MrBeast is facing criticism after several participants accused his team of failing to address cheating, hacking, and transphobia during a large-scale Minecraft competition featured in a recent video.
The video, titled 1000 Players Simulate Civilization: Boys vs Girls, was uploaded on December 28 to the MrBeast Gaming channel and showed 500 boys competing against 500 girls for a $50,000 prize. Its description stated that rule violations were investigated and punished, saying: “If a player broke the rules they agreed to in any way or lied… they were banned by the staff who were monitoring 24/7 after an investigation.” The video has since drawn more than 12 million views.
Following the upload, participant and VTuber Zavvy shared a detailed account on X alleging that the event was compromised by hackers and harassment. She claimed that individuals infiltrated the girls’ team using fake identities and said, “Guys also left signs around our side of the map with swastikas and sexist messages.” Zavvy added that trans women on the team were singled out and accused of being infiltrators based on their voices, writing that “a lot of girls began reporting/targeting our trans girlies as infiltrators just because of the pitches of their voices and it started this huge fight on the girls’ side about transphobia and such.”

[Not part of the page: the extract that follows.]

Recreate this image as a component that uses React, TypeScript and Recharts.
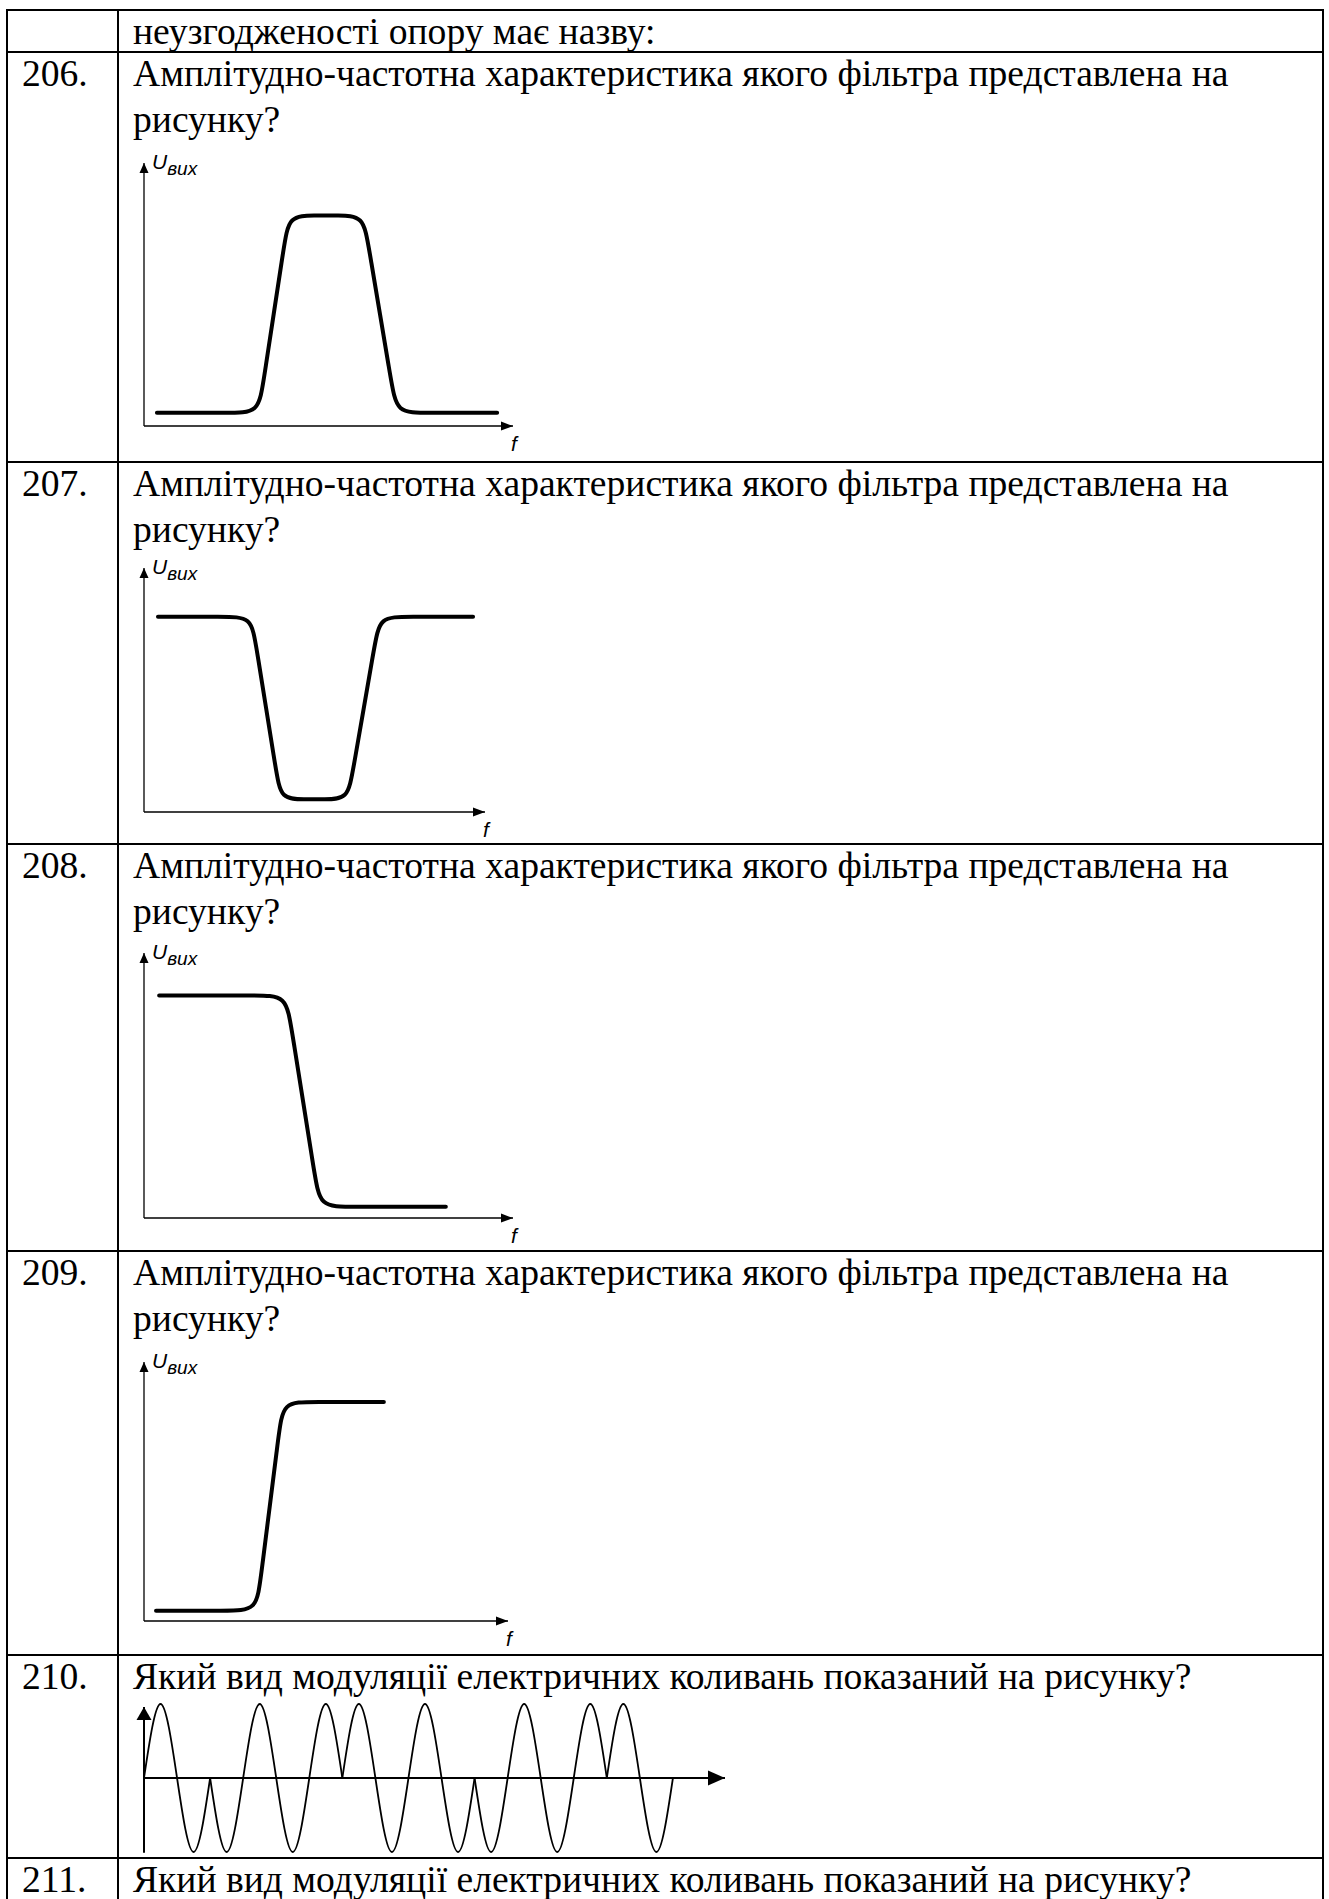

Zavvy also said she hesitated to speak out earlier, stating, “I didn’t know if I wanted to say something or not because I didn’t want to diminish my chances of being invited to another Mr Beast event,” and criticized the lack of transparency in the final cut of the video, adding, “I wish they would’ve said something about all of this in the actual video instead of leaving a vague thing in their description about cheaters being banned.”
Another participant, Twitch streamer Phoefi, echoed these claims in her own post, writing, “There was also a LOT of cheating going on,” and alleging that the girls’ side was infiltrated by hackers while some players were bribed to betray their own team. She said the published video did not accurately reflect the event and expressed disappointment over how the competition was ultimately presented to viewers.